A requirement that the California Division of Workers’ Compensation revise its existing data collection processes to capture the date an injured worker is notified if a liability determination would be contingent on a legislative appropriation, under a recently amended bill.
Senate President Toni Atkins, D-San Diego, on Tuesday added appropriations language to SB1127, which would require employers to accept or deny liability within 75 days for certain injuries deemed compensable.
Employers currently have 90 days to make a liability determination for most claims. For example, claims for covid-19 are presumed compensable for first responders if they are not denied within 30 days, while claims for other workers are presumed compensable if they are not denied within 45 days.
SB 1127 would also create a new penalty for unreasonably denied claims identified in Labor Code Sections 3212 through 3213.2 that would be equal to five times the amount of benefits unreasonably delayed and capped at $50,000.
The bill does not define an unreasonable denial and directs the Appeals Board to assess the reasonableness of a denial of a claim in accordance with the circumstances of the case.
Finally, the bill would allow firefighters and peace officers to receive up to 240 weeks of temporary disability benefits for presumptive cancer claims, rather than the 104 weeks of TD available to other injured workers.
Atkins said the bill creates an opportunity to make fair and positive changes to the workers’ compensation system where injured workers continue to experience delays and denials that prevent their claims and access to medical care from moving forward in a timely manner.
California Professional Firefighters, which is sponsoring the bill, said the measure strikes a balance between providing a remedy for injured workers who face unreasonable denials and employers who face additional costs to fill positions for injured firefighters.
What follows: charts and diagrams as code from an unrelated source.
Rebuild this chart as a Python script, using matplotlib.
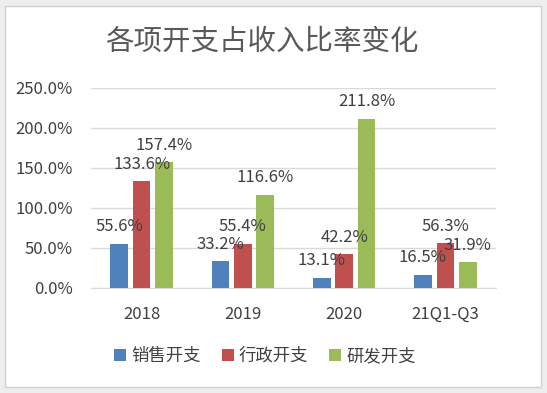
import matplotlib.pyplot as plt
from matplotlib.patches import Rectangle
import numpy as np

plt.rcParams['font.family'] = ['Noto Sans CJK SC', 'DejaVu Sans']

# data
categories = ['2018', '2019', '2020', '21Q1-Q3']
series_names = ['销售开支', '行政开支', '研发开支']
sales = [55.6, 33.2, 13.1, 16.5]
admin = [133.6, 55.4, 42.2, 56.3]
rnd = [157.4, 116.6, 211.8, 31.9]
colors = ['#4F81BD', '#C0504D', '#9BBB59']

fig = plt.figure(figsize=(5.47, 3.93), dpi=100)
fig.patch.set_facecolor('#EEEEEE')

# white card with border, kept behind the axes
card = Rectangle((5 / 547, 6 / 393), 536 / 547, 381 / 393,
                 transform=fig.transFigure, facecolor='white',
                 edgecolor='#D0D0D0', linewidth=1, zorder=-10)
fig.patches.append(card)

ax = fig.add_axes([91 / 547, 1 - 288 / 393, 405 / 547, 200 / 393])
ax.set_facecolor('none')
ax.set_zorder(2)

x = np.arange(len(categories))
width = 0.175
step = 0.222
text_color = '#404040'

for i, (vals, name, c) in enumerate(zip([sales, admin, rnd], series_names, colors)):
    bars = ax.bar(x + (i - 1) * step, vals, width, color=c, label=name, zorder=3)
    for b, v in zip(bars, vals):
        ax.annotate(f'{v:.1f}%', (b.get_x() + b.get_width() / 2, v),
                    xytext=(0, 6), textcoords='offset points',
                    ha='center', va='bottom', fontsize=12, color=text_color, zorder=4)

ax.set_xlim(-0.5, len(categories) - 0.5)
ax.set_ylim(0, 250)
ax.set_yticks(np.arange(0, 251, 50))
ax.set_yticklabels([f'{t:.1f}%' for t in np.arange(0, 251, 50)])
ax.set_xticks(x)
ax.set_xticklabels(categories)
ax.tick_params(axis='y', length=0, pad=13, labelsize=12, labelcolor=text_color)
ax.tick_params(axis='x', length=0, pad=13, labelsize=12, labelcolor=text_color)
ax.grid(axis='y', color='#D9D9D9', linewidth=1, zorder=0)
for side in ['top', 'right', 'left']:
    ax.spines[side].set_visible(False)
ax.spines['bottom'].set_color('#D9D9D9')

fig.text(262 / 547, 1 - 42 / 393, '各项开支占收入比率变化', ha='center', va='center',
         fontsize=20.5, color='#595959')

fig.legend(loc='center', bbox_to_anchor=(265 / 547, 1 - 356 / 393), ncol=3,
           frameon=False, fontsize=12.5, handlelength=0.7, handleheight=0.7,
           handletextpad=0.3, columnspacing=1.2, labelcolor=text_color)

fig.savefig('out.png', dpi=100, facecolor=fig.get_facecolor())
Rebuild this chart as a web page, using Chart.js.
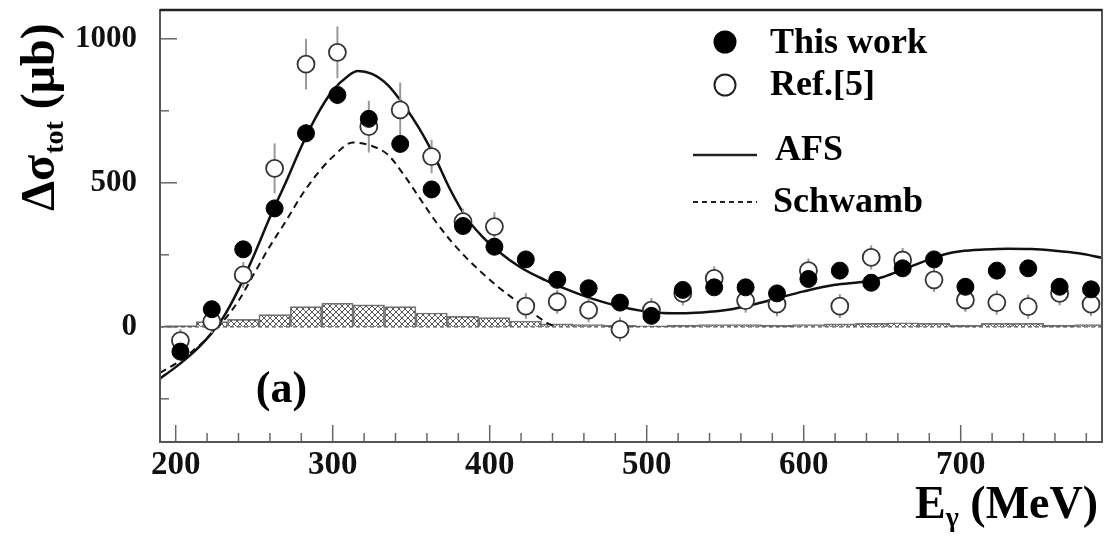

The California Workers’ Compensation Institute released an analysis in July that indicated the bill would likely have no effect on most claims and could lead to more conditional denials and litigation on complex claims. More than 90% of accepted claims have a liability decision within 75 days, CWCI said.
SB 1127 is up for a third and final vote in the Assembly. If approved, the measure will go back to the Senate for concurrence on the latest changes.